I am not a morning person.  I really want to be, but I have figured out that sleep is too important to me.  That may sound really dumb, but let me explain.  Since having kids and staying home with them, I have realized that if I don’t get sleep I am not a very good mom at all.  The newborn stage of kids, I would say by far, is the hardest stage of life.  Keeping up with the demands of a newborn and other kids can be brutal and I had a hard time keeping my head straight because I wasn’t sleeping.  After my first baby I had to go back to work while my husband finished his last semester of his bachelor degree and found a job.  I worked four 10-hour days, which really was like 12 hours away because of driving time and lunch time.  I woke up at 5 am every morning to pump milk and then get ready to go to work.  I pumped at work as well and came home around 7 pm to feed her and put her to bed.  The schedule was brutal.  For my last baby my husband was in graduate school.
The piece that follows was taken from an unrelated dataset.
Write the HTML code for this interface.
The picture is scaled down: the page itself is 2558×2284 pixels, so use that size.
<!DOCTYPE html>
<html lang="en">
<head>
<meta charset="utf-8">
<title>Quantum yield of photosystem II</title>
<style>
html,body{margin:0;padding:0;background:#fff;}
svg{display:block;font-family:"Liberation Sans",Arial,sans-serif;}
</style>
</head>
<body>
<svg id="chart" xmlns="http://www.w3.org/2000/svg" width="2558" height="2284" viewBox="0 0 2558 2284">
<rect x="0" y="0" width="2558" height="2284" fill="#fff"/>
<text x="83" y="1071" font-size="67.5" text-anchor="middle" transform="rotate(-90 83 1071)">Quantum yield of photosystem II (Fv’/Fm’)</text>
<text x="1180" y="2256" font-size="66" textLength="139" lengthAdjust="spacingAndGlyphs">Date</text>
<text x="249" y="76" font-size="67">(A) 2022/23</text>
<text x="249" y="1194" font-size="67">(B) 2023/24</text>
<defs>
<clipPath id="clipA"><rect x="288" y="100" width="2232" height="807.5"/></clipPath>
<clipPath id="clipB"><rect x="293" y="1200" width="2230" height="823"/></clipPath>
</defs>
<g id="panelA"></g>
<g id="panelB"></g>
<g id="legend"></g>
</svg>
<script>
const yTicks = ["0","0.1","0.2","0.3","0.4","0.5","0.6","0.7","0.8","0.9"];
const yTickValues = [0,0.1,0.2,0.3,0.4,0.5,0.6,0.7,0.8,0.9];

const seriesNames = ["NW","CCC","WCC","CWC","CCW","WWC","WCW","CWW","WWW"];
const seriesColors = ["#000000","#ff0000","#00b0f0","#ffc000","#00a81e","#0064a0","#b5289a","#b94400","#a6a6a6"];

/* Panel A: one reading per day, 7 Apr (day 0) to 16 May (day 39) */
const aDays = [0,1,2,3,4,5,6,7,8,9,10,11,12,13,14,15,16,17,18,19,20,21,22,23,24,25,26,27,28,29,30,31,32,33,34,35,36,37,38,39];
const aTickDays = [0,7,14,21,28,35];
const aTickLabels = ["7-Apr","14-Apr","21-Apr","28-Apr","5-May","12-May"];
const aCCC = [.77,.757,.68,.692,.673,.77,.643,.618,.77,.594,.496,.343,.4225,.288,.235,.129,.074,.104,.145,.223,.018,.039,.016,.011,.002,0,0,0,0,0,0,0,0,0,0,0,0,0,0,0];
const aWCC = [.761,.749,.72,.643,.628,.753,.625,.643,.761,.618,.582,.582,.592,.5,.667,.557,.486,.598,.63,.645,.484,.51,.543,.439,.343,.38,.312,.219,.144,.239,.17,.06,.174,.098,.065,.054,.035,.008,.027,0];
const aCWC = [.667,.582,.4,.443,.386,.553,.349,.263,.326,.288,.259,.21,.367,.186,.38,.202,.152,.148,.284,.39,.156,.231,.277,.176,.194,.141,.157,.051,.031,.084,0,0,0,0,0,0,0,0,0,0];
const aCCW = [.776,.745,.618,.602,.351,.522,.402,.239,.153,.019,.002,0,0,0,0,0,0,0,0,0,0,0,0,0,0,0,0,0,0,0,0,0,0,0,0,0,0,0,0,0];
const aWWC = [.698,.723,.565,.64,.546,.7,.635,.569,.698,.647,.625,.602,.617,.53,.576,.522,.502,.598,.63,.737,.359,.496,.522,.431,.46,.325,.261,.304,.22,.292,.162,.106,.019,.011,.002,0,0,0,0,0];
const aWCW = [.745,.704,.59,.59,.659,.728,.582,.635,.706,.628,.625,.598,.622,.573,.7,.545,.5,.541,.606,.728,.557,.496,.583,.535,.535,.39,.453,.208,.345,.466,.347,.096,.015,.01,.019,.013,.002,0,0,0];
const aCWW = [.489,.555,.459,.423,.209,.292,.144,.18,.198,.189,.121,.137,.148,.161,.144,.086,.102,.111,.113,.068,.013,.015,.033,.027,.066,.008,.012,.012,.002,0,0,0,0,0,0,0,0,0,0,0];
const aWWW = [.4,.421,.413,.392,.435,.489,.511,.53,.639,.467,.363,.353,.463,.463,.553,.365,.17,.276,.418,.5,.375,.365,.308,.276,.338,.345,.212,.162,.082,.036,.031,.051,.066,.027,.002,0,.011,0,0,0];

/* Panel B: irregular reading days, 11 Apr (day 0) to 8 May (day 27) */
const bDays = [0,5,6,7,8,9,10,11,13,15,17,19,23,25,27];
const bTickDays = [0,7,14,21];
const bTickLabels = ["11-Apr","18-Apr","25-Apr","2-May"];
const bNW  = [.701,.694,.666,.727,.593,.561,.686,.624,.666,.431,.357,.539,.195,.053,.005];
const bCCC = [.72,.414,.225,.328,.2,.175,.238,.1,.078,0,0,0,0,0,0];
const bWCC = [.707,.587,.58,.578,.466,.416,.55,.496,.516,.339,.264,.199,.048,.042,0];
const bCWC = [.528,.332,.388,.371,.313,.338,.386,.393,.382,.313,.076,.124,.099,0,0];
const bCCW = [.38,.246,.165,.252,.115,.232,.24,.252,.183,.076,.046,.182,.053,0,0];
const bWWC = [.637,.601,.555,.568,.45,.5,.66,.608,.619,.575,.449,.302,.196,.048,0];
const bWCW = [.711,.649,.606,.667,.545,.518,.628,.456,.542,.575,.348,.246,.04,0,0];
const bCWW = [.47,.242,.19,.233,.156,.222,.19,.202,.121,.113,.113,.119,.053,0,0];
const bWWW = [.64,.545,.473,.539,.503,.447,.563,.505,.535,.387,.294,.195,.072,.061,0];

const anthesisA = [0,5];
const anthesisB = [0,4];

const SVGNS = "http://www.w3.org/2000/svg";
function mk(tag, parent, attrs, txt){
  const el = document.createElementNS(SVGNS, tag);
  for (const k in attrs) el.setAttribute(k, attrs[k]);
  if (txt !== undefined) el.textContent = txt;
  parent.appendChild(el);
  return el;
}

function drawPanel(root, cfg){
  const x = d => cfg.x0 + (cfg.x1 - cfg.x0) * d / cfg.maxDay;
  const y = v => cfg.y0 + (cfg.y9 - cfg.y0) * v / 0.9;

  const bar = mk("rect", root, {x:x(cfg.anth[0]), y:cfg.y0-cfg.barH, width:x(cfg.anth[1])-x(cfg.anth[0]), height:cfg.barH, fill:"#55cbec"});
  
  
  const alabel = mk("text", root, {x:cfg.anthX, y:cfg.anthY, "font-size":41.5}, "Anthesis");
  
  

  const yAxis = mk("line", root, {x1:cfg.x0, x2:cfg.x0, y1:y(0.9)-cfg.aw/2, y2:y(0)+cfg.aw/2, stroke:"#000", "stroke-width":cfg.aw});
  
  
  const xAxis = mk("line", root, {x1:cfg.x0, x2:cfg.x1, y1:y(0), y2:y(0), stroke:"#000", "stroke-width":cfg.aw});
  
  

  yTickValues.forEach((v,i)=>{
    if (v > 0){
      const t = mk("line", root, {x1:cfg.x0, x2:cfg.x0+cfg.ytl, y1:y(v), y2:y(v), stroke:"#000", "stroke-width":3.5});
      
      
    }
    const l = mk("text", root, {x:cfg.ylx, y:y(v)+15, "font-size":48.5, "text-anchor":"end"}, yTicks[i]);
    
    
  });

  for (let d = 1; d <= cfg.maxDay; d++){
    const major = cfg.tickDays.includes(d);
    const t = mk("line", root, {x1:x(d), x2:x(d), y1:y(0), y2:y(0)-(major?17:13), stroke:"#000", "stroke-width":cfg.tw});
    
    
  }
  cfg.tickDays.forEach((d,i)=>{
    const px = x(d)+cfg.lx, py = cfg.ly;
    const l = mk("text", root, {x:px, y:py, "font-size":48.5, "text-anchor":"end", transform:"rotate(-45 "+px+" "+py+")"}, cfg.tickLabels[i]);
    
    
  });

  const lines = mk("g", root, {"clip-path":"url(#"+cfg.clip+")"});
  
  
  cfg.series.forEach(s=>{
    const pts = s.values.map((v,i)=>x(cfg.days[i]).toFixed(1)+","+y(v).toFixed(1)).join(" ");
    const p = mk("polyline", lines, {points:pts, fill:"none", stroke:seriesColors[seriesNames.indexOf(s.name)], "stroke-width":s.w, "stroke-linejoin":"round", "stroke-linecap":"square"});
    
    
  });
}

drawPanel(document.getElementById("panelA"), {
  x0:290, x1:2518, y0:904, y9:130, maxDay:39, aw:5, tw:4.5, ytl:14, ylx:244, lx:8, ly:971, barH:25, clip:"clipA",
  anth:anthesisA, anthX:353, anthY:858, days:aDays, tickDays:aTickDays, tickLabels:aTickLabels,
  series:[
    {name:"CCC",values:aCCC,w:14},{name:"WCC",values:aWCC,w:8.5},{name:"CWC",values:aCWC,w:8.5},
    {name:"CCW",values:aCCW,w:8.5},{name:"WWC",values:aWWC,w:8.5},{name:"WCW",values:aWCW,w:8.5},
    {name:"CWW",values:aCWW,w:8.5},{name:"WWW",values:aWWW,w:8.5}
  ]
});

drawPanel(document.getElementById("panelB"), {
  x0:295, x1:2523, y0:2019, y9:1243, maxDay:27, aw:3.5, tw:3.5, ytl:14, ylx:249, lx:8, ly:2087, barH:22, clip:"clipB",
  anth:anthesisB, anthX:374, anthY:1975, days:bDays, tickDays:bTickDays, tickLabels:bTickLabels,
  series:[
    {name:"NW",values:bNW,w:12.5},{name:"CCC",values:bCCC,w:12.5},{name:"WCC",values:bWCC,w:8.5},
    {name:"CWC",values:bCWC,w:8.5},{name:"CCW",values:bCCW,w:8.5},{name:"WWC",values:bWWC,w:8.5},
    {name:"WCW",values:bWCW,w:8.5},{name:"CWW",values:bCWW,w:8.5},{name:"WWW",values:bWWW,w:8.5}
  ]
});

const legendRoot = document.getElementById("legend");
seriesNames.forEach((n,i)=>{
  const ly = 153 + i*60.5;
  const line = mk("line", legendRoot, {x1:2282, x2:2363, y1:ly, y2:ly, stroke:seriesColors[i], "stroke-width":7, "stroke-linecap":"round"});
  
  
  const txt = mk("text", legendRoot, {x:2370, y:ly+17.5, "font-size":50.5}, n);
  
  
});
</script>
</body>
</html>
Even though I was able to stay at home and not work it was still hard because I was aware of my husband’s need to sleep to be able to function.  SO…as my kids have grown I have found myself wondering how in the world did I ever survive?  But I did.

Now, I just know that I need sleep.  I really want to be that mom that wakes up early, exercises, fixes a wonderful breakfast for her husband and her kids and walks out the door ready to go, but that is not my reality.  Yes, most of the time I take my kids to school in my pajamas.  I have tried at times to wake up before my kids and exercise, but WITHOUT fail my kids always wake up earlier than my alarm…ALWAYS!!!!!  I have tried at times to wake up early and read in the quiet of the morning, but my eyes are usually burning because of lack of sleep.  Granted, I am not the best sleeper.  If something wakes me up…uh said children…it takes me A LONG time to get back to sleep.  I am jealous sometimes of the ability that my sweet husband has to just roll over and be in dream land…how would it be?  So I am trying to embrace my need for some more sleep.  Scott and I have an unwritten rule that we don’t stay up past a certain time.  I try and get as many things done at night after the kids have gone to sleep and call it a day.  No, I will probably never be the person that gets up early and exercises (I wish I was because I am not the best at exercising) but I will at least be able to be a good mom because I have gotten some sleep!

Today my four year-old asked me why I am always tired…I could have named a lot of things i.e. daylight savings time, but instead I asked him why he was always grumpy at breakfast.  He didn’t have an answer, just a little head nod, and we moved on with our day.  To all of you moms out there that are morning people, you amaze me and I hope that one day I can be more like you!